--- Brief ---
Open with the line that has "What D3.js code"; close with the line that has "0.737, 0.738, 0.739];". Retype those lines exactly, images excluded.

--- Supplied entries ---

....

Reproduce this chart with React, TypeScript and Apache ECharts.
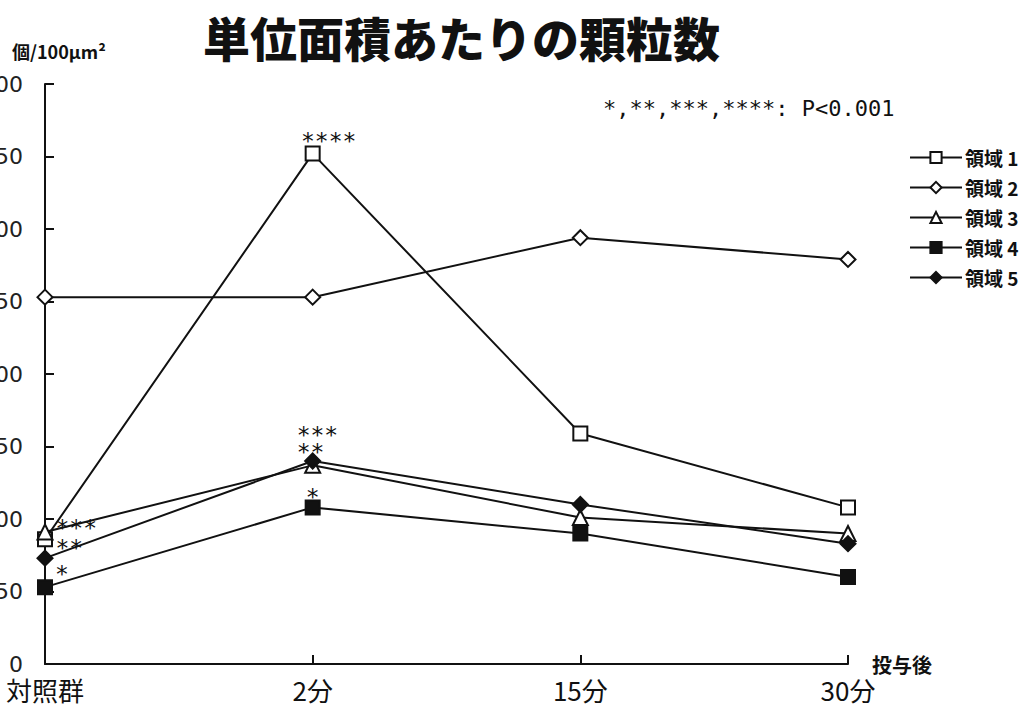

....

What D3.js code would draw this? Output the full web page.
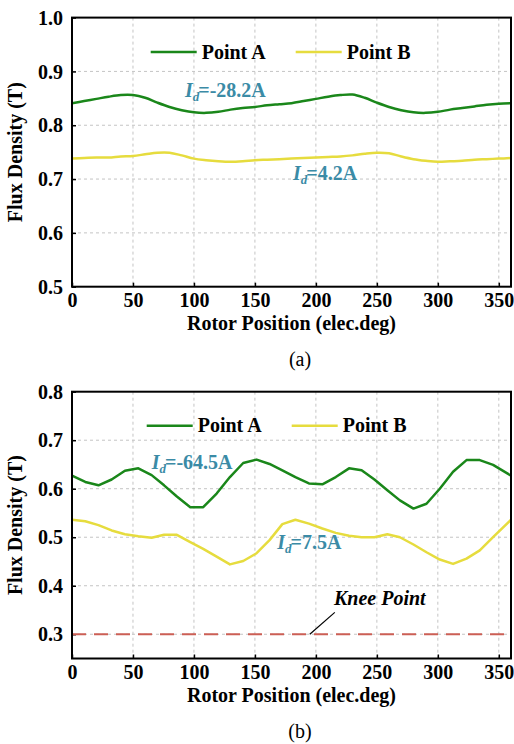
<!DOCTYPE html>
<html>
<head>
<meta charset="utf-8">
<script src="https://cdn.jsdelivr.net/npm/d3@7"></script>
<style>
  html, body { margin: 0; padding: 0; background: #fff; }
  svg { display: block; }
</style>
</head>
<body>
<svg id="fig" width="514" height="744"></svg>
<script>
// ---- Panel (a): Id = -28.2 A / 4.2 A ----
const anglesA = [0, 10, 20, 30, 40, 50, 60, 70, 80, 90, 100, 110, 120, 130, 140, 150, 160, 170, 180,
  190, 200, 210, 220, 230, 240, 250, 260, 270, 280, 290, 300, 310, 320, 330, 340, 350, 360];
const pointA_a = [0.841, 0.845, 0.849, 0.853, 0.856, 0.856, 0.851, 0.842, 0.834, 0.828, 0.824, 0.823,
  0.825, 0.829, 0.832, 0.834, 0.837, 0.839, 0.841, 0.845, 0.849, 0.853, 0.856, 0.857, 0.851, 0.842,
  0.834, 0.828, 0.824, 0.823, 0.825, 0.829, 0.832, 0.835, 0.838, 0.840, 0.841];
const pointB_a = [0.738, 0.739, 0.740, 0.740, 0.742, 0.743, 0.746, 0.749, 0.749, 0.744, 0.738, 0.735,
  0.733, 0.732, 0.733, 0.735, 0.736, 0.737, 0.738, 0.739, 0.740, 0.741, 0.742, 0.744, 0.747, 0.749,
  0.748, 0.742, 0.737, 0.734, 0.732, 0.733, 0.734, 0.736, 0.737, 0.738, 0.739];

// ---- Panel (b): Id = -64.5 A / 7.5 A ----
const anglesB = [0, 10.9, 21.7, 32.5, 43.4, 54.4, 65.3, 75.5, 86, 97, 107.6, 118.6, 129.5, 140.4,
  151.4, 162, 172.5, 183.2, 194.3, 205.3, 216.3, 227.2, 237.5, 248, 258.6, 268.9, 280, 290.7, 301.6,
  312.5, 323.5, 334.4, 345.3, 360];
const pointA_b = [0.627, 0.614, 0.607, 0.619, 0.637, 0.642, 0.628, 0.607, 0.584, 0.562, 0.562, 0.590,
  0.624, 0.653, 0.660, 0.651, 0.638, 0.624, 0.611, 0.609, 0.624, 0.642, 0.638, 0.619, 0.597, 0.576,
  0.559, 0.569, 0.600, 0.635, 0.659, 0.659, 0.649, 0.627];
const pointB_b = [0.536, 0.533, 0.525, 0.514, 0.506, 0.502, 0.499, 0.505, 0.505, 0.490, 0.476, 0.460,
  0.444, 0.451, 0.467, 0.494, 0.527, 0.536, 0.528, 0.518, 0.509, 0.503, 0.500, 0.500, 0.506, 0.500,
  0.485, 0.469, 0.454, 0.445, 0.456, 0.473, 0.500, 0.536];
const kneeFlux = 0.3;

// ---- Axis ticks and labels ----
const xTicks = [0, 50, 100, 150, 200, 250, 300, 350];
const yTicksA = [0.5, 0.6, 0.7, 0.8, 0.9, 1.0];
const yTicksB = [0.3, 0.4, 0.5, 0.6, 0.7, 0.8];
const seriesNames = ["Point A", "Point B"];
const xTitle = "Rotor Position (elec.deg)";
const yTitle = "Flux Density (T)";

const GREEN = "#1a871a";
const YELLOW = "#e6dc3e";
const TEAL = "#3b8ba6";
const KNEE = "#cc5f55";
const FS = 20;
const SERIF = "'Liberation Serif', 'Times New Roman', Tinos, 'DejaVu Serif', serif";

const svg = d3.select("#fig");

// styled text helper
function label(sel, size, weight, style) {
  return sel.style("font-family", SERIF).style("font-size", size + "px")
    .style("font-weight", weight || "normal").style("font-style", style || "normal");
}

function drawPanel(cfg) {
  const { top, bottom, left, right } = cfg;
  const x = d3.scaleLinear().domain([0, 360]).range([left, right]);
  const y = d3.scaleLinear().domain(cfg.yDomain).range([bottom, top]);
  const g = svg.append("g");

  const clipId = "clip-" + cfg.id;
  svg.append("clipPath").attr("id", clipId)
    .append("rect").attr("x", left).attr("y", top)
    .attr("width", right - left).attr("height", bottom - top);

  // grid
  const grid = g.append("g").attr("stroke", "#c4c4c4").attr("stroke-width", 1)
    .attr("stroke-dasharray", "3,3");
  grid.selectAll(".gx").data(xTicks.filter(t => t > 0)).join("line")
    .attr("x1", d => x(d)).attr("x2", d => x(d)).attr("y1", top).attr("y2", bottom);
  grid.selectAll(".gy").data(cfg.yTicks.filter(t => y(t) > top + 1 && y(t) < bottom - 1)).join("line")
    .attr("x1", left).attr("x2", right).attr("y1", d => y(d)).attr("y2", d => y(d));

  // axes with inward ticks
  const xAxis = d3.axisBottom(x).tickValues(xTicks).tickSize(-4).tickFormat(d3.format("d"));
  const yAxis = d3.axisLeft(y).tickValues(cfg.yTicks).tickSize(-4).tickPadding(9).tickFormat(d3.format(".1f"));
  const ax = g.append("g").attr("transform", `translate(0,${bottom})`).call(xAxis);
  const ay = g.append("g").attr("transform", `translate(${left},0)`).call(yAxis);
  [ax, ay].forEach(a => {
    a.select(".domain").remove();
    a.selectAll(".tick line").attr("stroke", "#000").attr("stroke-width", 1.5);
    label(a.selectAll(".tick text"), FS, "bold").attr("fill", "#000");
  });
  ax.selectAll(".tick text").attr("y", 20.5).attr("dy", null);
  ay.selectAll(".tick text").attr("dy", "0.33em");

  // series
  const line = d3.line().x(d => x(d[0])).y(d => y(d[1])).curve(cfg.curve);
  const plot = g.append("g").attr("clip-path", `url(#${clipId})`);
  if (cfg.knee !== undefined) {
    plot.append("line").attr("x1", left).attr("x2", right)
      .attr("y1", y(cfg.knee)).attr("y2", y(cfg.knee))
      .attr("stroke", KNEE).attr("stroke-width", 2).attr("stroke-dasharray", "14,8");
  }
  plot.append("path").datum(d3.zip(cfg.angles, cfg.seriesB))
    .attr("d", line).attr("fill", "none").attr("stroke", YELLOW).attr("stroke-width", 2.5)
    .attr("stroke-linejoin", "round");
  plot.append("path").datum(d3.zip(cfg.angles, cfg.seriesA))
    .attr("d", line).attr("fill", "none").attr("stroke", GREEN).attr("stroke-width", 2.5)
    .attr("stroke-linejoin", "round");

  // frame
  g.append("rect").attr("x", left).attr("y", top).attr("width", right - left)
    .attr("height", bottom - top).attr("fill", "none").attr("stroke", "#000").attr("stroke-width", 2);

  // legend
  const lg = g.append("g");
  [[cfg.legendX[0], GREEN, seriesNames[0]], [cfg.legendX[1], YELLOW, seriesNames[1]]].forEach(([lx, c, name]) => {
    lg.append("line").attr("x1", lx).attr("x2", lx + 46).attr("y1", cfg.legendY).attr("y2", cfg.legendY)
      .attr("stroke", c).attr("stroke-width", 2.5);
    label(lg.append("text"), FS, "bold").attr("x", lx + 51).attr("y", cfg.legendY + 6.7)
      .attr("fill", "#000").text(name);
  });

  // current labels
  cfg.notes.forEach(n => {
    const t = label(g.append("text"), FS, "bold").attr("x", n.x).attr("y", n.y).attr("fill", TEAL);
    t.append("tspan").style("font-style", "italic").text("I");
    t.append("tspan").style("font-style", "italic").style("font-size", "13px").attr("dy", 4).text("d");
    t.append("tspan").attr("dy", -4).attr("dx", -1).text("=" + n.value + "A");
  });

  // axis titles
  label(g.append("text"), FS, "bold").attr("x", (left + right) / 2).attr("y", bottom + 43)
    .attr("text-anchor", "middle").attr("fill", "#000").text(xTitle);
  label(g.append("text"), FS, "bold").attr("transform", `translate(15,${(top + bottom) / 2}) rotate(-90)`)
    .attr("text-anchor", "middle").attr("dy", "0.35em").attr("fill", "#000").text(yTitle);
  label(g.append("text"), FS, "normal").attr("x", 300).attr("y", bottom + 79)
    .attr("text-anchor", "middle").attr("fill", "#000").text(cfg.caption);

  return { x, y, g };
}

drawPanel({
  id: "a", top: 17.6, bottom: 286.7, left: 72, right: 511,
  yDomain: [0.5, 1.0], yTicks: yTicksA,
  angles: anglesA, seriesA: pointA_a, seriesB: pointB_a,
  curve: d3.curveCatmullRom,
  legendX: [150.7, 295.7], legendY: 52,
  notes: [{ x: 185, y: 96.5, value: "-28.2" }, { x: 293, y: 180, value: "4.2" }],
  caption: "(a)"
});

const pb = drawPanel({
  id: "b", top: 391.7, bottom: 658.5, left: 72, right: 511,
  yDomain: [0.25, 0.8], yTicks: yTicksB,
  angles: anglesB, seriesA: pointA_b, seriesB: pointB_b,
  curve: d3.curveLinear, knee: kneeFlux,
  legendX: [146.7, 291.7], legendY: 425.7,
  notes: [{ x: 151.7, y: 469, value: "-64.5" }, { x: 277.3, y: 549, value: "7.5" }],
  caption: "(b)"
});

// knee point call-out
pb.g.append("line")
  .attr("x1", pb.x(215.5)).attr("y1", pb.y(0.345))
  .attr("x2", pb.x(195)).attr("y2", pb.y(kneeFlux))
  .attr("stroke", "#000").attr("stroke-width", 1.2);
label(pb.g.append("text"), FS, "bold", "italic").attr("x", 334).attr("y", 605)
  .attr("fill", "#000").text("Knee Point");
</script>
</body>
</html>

....

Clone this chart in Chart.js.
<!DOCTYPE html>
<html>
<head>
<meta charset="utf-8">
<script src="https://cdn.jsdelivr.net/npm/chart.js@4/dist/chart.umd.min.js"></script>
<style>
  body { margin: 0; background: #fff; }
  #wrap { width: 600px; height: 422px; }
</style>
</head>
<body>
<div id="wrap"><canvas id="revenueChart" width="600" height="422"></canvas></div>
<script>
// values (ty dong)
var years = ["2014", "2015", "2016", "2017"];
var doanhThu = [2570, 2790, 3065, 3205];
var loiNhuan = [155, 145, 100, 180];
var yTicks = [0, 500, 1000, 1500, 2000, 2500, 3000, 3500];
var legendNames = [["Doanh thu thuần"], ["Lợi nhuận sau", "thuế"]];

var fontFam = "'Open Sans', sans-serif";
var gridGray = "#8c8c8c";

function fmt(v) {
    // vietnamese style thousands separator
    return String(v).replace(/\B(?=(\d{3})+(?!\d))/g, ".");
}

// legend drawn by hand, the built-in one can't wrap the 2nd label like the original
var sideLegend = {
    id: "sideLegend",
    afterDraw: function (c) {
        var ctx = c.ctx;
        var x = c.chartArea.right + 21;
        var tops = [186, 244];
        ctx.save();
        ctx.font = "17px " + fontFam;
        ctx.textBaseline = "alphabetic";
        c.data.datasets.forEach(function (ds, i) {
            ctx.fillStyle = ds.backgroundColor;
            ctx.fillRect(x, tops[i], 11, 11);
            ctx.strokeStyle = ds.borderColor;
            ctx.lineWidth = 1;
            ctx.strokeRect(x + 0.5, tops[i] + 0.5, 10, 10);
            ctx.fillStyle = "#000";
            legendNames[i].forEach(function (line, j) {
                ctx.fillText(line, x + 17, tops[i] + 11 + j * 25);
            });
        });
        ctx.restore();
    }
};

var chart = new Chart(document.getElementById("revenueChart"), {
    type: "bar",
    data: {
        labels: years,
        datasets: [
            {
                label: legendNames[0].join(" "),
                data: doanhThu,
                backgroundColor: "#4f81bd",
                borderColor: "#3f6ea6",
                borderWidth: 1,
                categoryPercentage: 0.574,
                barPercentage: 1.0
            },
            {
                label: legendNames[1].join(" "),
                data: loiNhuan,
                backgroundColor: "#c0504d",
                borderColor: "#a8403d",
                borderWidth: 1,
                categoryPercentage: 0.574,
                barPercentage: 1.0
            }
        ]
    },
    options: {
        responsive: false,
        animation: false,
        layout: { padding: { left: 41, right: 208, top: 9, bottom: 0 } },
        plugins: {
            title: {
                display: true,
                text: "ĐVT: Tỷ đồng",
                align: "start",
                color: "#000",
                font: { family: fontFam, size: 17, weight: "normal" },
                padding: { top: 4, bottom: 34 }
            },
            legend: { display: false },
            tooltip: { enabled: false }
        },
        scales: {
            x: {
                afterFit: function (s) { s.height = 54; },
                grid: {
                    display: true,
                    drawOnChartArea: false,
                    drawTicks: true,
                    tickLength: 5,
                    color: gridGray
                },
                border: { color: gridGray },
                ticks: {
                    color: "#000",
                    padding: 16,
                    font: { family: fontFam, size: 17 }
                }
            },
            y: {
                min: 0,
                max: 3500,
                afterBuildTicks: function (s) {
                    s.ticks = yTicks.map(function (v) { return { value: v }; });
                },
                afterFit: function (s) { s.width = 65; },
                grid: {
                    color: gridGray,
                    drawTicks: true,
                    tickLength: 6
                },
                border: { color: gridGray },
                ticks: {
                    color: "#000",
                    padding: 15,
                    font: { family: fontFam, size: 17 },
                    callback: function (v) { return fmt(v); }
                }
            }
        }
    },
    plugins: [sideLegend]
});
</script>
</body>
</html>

....

--- The result ---
What D3.js code would draw this? Output the full web page.
<!DOCTYPE html>
<html>
<head>
<meta charset="utf-8">
<script src="https://cdn.jsdelivr.net/npm/d3@7"></script>
<style>
  html, body { margin: 0; padding: 0; background: #fff; }
  svg { display: block; }
</style>
</head>
<body>
<svg id="fig" width="514" height="744"></svg>
<script>
// ---- Panel (a): Id = -28.2 A / 4.2 A ----
const anglesA = [0, 10, 20, 30, 40, 50, 60, 70, 80, 90, 100, 110, 120, 130, 140, 150, 160, 170, 180,
  190, 200, 210, 220, 230, 240, 250, 260, 270, 280, 290, 300, 310, 320, 330, 340, 350, 360];
const pointA_a = [0.841, 0.845, 0.849, 0.853, 0.856, 0.856, 0.851, 0.842, 0.834, 0.828, 0.824, 0.823,
  0.825, 0.829, 0.832, 0.834, 0.837, 0.839, 0.841, 0.845, 0.849, 0.853, 0.856, 0.857, 0.851, 0.842,
  0.834, 0.828, 0.824, 0.823, 0.825, 0.829, 0.832, 0.835, 0.838, 0.840, 0.841];
const pointB_a = [0.738, 0.739, 0.740, 0.740, 0.742, 0.743, 0.746, 0.749, 0.749, 0.744, 0.738, 0.735,
  0.733, 0.732, 0.733, 0.735, 0.736, 0.737, 0.738, 0.739, 0.740, 0.741, 0.742, 0.744, 0.747, 0.749,
  0.748, 0.742, 0.737, 0.734, 0.732, 0.733, 0.734, 0.736, 0.737, 0.738, 0.739];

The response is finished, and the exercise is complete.